Terlalu keras, ban itu jadi meledak.
Dan
karna ban itu jelas sudah tak layak pakai lagi, aku bersedia mengganti ban
baru. Aku merasa aman dan nyaman setelah semua jualanku laku, setelah sampai di
rumah dan pergi kesana kemari. Tapi malangnya umur ban itu, dia Cuma tahan
beberapa jam saja. Kini, siang ini aku harus menambah isi kantong si Ruslan
untuk mencukupi mahar ban baru, sebab ban yang tadi pagi baru diganti sudah
koyak dan sangat tak bisa di pakai lagi. Berhubung koyaknya ada di tangan
ruslan, tadi dia pinjam, dia yang mengganti ban yang tidak ku tahu apakah itu
bagus atau sama seperti yang ku beli tadi pagi.
Mudah-mudahan
besok aku baik-baik saja, dan jualanku laris agar aku tak merugi seperti hari
ini.
(01 Desember 2011, Jam
16:15)
Pagi
begitu cepat hangus, sedangkan semangatku hanya seperempat dari sinar mentari
yang menyiram tubuhku. Tapi aku tak menyerah, aku tetap mengikuti sinarnya.
Sampai aku menjumpai saudaraku itu di pukul Sembilan kurang, aku gembira hari
ini bersamanya. Candanya yang dulu belum luput dari ingatanku, kini dia semakin
sering memberikan nya.
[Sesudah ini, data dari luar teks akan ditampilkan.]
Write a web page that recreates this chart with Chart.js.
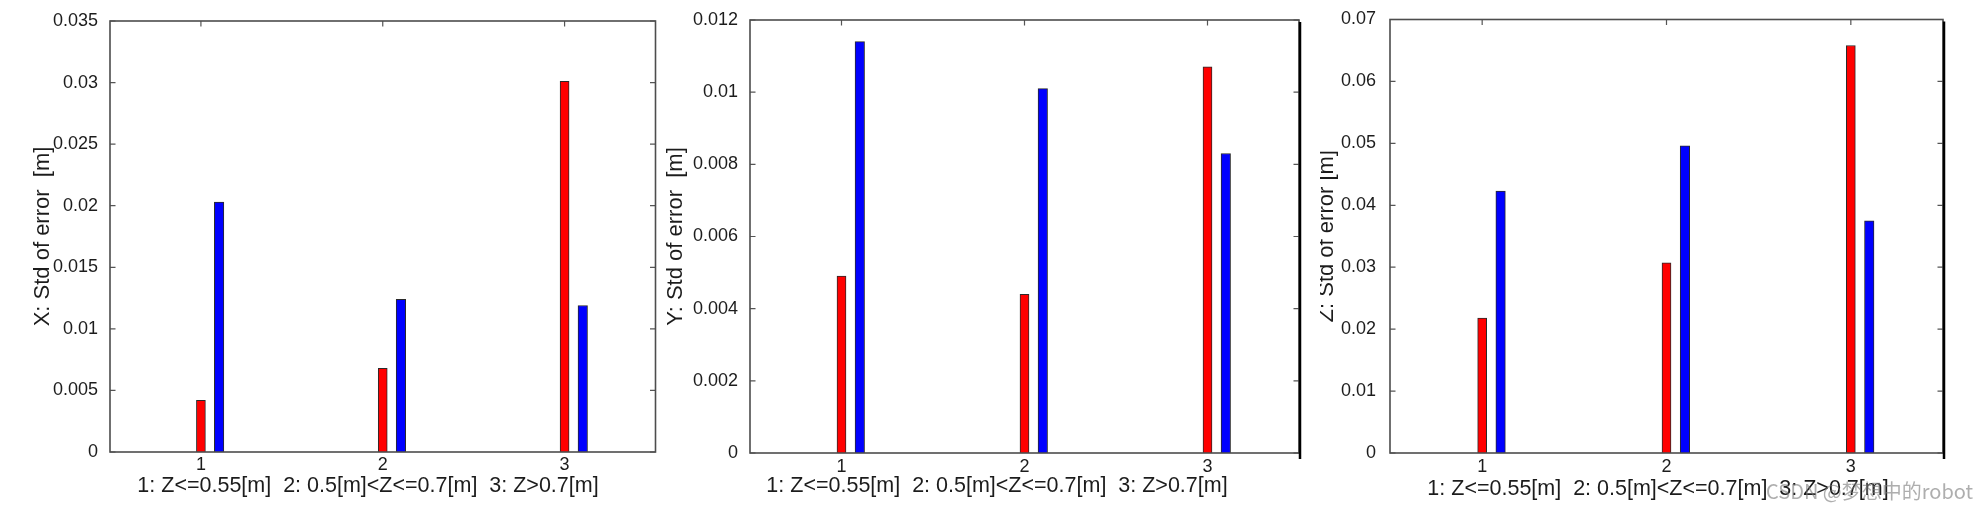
<!DOCTYPE html>
<html>
<head>
<meta charset="utf-8">
<script src="https://cdn.jsdelivr.net/npm/chart.js@4.4.1/dist/chart.umd.min.js"></script>
<style>
  body { margin: 0; background: #fff; width: 1979px; height: 510px; overflow: hidden; position: relative; }
  canvas { position: absolute; top: 0; }
  #mark { position: absolute; left: 1766px; top: 477px; font: 20px "Noto Sans CJK SC", sans-serif; color: rgba(120, 120, 120, 0.6); white-space: nowrap; line-height: 28px; }
</style>
</head>
<body>
<canvas id="chartX" width="660" height="510" style="left:0px"></canvas>
<canvas id="chartY" width="660" height="510" style="left:660px"></canvas>
<canvas id="chartZ" width="659" height="510" style="left:1320px"></canvas>
<div id="mark">CSDN @梦想中的robot</div>
<script>
// bar positions: red at the group, blue 0.1 to the right
const redAt = [1, 2, 3]
const blueAt = [1.1, 2.1, 3.1]
const xTicks = [1, 2, 3]
const caption = "1: Z<=0.55[m]  2: 0.5[m]<Z<=0.7[m]  3: Z>0.7[m]"

// X panel
const xRed = [0.0042, 0.0068, 0.0301]
const xBlue = [0.0203, 0.0124, 0.0119]
const xAxisTicks = [0, 0.005, 0.01, 0.015, 0.02, 0.025, 0.03, 0.035]

// Y panel
const yRed = [0.0049, 0.0044, 0.0107]
const yBlue = [0.0114, 0.0101, 0.0083]
const yAxisTicks = [0, 0.002, 0.004, 0.006, 0.008, 0.01, 0.012]

// Z panel
const zRed = [0.0218, 0.0307, 0.0658]
const zBlue = [0.0423, 0.0496, 0.0375]
const zAxisTicks = [0, 0.01, 0.02, 0.03, 0.04, 0.05, 0.06, 0.07]

const FONT = '"Liberation Sans", Arial, Helvetica, sans-serif'
const TEXT = "#1c1c1c"
const TICK = 5.5

// matlab style box with inward ticks + caption under the axis
const matlabBox = {
  id: "matlabBox",
  beforeDatasetsDraw(chart) {
    const { ctx, chartArea: a, scales: { x, y } } = chart
    ctx.save()
    ctx.strokeStyle = "#555"
    ctx.lineWidth = 1.2
    ctx.beginPath()
    for (const t of y.ticks) {
      const py = y.getPixelForValue(t.value)
      ctx.moveTo(a.left, py); ctx.lineTo(a.left + TICK, py)
      ctx.moveTo(a.right, py); ctx.lineTo(a.right - TICK, py)
    }
    for (const t of x.ticks) {
      const px = x.getPixelForValue(t.value)
      ctx.moveTo(px, a.top); ctx.lineTo(px, a.top + TICK)
      ctx.moveTo(px, a.bottom); ctx.lineTo(px, a.bottom - TICK)
    }
    ctx.stroke()
    ctx.restore()
  },
  afterDatasetsDraw(chart, args, o) {
    const { ctx, chartArea: a } = chart
    ctx.save()
    ctx.strokeStyle = "#4d4d4d"
    ctx.lineWidth = 1.6
    ctx.strokeRect(a.left, a.top, a.right - a.left, a.bottom - a.top)
    if (o.edge) {
      ctx.strokeStyle = "#000"
      ctx.lineWidth = o.edge
      ctx.beginPath()
      ctx.moveTo(a.right + 1, a.top + 2)
      ctx.lineTo(a.right + 1, a.bottom + 6)
      ctx.stroke()
    }
    ctx.fillStyle = TEXT
    ctx.font = "21.5px " + FONT
    ctx.textAlign = "center"
    ctx.textBaseline = "middle"
    ctx.fillText(caption, o.capX, o.capY)
    ctx.restore()
  }
}

function makePanel(id, red, blue, ticks, title, p) {
  return new Chart(document.getElementById(id), {
    type: "bar",
    data: {
      datasets: [
        {
          data: redAt.map((x, i) => ({ x, y: red[i] })),
          backgroundColor: "#ff0000",
          borderColor: "#2a2a2a",
          borderWidth: 1,
          barThickness: 9,
          grouped: false
        },
        {
          data: blueAt.map((x, i) => ({ x, y: blue[i] })),
          backgroundColor: "#0000ff",
          borderColor: "#2a2a2a",
          borderWidth: 1,
          barThickness: 9.5,
          grouped: false
        }
      ]
    },
    options: {
      responsive: false,
      animation: false,
      layout: { padding: { top: p.top, right: p.right, left: 0, bottom: 0 } },
      plugins: {
        legend: { display: false },
        tooltip: { enabled: false },
        matlabBox: { capX: p.capX, capY: p.capY, edge: p.edge }
      },
      scales: {
        x: {
          type: "linear",
          min: 0.5,
          max: 3.5,
          offset: false,
          grid: { display: false },
          border: { display: false },
          afterBuildTicks: (s) => { s.ticks = xTicks.map((v) => ({ value: v })) },
          afterFit: (s) => { s.height = 510 - p.bottom },
          ticks: {
            padding: p.xPad,
            color: TEXT,
            font: { family: FONT, size: 18 },
            callback: (v) => String(v)
          }
        },
        y: {
          min: 0,
          max: ticks[ticks.length - 1],
          grid: { display: false },
          border: { display: false },
          afterBuildTicks: (s) => { s.ticks = ticks.map((v) => ({ value: v })) },
          afterFit: (s) => { s.width = p.left },
          ticks: {
            padding: p.yPad,
            color: TEXT,
            font: { family: FONT, size: 18 },
            callback: (v) => String(v)
          },
          title: {
            display: true,
            text: title,
            color: TEXT,
            font: { family: FONT, size: 22 },
            padding: { top: p.titlePad, bottom: 0 }
          }
        }
      }
    },
    plugins: [matlabBox]
  })
}

makePanel("chartX", xRed, xBlue, xAxisTicks, "X: Std of error  [m]", {
  left: 110, right: 4.5, top: 21, bottom: 452, titlePad: 30, xPad: -6, yPad: 4,
  capX: 368, capY: 486, edge: 0
})
makePanel("chartY", yRed, yBlue, yAxisTicks, "Y: Std of error  [m]", {
  left: 90, right: 21, top: 20, bottom: 453, titlePad: 3, xPad: -5, yPad: 4,
  capX: 337, capY: 486, edge: 2.5
})
makePanel("chartZ", zRed, zBlue, zAxisTicks, "Z: Std of error [m]", {
  left: 70, right: 36, top: 19.5, bottom: 453, titlePad: -6, xPad: -5, yPad: 6,
  capX: 338, capY: 489, edge: 2.5
})
</script>
</body>
</html>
Dalam perjalanan kami menuju tempat mengumpulkan
sekantong semangat yang berlimpahan diatas jalan dan jembatan, kami tertawa
saling mengejek kejenakaan yang terlibat dalam perjalanan itu.
Dan
lain dengan yang menimpa ku hari ini, dan sebelumnya juga sudah sering terjadi,
namun aku kurang sadar apakah hal itu akan mencukur isi kantongku atau minimalnya
aku tidak sanggup mengikat uang-uang yang kukutip tiap harinya dibawah sinar
mentari. Dalam sehari ini aku sudah tiga kali mengganti sepatu kuda besiku,
maksudku kaos kakinya. Ini tidak sebanding dengan apa yang aku harapkan dengan
sebab perjalanan ini. Semoga besok tidak seperti ini, aku suntuk dan iba pada
diriku sendiri jika aku terus-terusan memanjakan kaki kudaku, memberikan
pelayanan lebih, seharusnya dia yang lebih melayaniku.